-- Rows from a dataset of charts and code --
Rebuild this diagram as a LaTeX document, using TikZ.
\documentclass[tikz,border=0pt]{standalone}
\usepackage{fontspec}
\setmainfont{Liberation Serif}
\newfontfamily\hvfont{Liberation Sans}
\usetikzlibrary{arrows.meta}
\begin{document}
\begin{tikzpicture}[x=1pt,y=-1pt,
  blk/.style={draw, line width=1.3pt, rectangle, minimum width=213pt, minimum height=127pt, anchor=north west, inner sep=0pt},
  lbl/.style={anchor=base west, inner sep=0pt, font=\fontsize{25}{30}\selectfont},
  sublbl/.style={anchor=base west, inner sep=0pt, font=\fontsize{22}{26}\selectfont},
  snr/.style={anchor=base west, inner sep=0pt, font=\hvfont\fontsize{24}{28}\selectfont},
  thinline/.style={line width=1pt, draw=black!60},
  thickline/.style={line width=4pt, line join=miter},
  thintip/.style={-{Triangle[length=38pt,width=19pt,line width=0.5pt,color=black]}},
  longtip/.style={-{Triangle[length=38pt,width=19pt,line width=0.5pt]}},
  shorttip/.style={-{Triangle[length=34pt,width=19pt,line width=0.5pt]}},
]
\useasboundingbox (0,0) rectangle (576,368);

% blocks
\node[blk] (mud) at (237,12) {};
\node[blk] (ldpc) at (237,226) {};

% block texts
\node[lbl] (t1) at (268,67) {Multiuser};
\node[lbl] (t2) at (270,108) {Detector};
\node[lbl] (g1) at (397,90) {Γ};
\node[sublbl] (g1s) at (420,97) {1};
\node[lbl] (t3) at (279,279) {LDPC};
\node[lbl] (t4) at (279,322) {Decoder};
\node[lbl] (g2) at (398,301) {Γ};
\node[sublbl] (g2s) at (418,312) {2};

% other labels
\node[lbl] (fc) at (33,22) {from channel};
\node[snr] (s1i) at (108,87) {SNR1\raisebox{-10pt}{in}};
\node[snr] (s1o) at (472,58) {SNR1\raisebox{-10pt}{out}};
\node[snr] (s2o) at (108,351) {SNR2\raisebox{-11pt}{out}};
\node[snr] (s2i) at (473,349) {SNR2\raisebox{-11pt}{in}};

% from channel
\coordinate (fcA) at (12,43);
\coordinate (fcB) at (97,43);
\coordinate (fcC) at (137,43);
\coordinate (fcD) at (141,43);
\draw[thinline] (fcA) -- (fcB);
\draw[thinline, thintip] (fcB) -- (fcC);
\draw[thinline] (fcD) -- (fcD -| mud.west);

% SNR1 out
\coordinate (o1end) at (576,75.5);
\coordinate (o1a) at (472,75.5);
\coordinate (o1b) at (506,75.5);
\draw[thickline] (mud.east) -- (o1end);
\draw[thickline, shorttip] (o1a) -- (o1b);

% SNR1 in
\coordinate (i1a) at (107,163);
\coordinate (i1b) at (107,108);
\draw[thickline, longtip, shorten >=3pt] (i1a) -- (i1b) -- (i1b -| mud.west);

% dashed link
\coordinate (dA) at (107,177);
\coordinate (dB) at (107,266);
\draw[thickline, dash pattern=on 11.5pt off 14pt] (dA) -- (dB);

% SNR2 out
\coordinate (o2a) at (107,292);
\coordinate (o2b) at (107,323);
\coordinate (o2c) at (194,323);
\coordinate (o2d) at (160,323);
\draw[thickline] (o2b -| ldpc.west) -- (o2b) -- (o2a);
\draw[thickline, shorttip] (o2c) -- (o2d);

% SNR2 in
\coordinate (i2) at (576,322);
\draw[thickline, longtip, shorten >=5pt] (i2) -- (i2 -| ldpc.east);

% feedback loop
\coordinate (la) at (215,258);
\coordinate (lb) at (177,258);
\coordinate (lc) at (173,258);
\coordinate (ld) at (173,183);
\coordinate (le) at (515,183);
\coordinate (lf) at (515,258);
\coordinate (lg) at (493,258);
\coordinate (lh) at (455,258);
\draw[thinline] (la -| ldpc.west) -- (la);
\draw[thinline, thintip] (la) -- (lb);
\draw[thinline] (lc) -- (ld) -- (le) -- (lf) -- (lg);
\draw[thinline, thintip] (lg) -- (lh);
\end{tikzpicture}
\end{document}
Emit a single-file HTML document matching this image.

-- Exercise instructions --
Your answer consists solely of the lines from the top of the records above through the line that contains "(g2s) at (418,312)", each echoed exactly.

-- Result --
Rebuild this diagram as a LaTeX document, using TikZ.
\documentclass[tikz,border=0pt]{standalone}
\usepackage{fontspec}
\setmainfont{Liberation Serif}
\newfontfamily\hvfont{Liberation Sans}
\usetikzlibrary{arrows.meta}
\begin{document}
\begin{tikzpicture}[x=1pt,y=-1pt,
  blk/.style={draw, line width=1.3pt, rectangle, minimum width=213pt, minimum height=127pt, anchor=north west, inner sep=0pt},
  lbl/.style={anchor=base west, inner sep=0pt, font=\fontsize{25}{30}\selectfont},
  sublbl/.style={anchor=base west, inner sep=0pt, font=\fontsize{22}{26}\selectfont},
  snr/.style={anchor=base west, inner sep=0pt, font=\hvfont\fontsize{24}{28}\selectfont},
  thinline/.style={line width=1pt, draw=black!60},
  thickline/.style={line width=4pt, line join=miter},
  thintip/.style={-{Triangle[length=38pt,width=19pt,line width=0.5pt,color=black]}},
  longtip/.style={-{Triangle[length=38pt,width=19pt,line width=0.5pt]}},
  shorttip/.style={-{Triangle[length=34pt,width=19pt,line width=0.5pt]}},
]
\useasboundingbox (0,0) rectangle (576,368);

% blocks
\node[blk] (mud) at (237,12) {};
\node[blk] (ldpc) at (237,226) {};

% block texts
\node[lbl] (t1) at (268,67) {Multiuser};
\node[lbl] (t2) at (270,108) {Detector};
\node[lbl] (g1) at (397,90) {Γ};
\node[sublbl] (g1s) at (420,97) {1};
\node[lbl] (t3) at (279,279) {LDPC};
\node[lbl] (t4) at (279,322) {Decoder};
\node[lbl] (g2) at (398,301) {Γ};
\node[sublbl] (g2s) at (418,312) {2};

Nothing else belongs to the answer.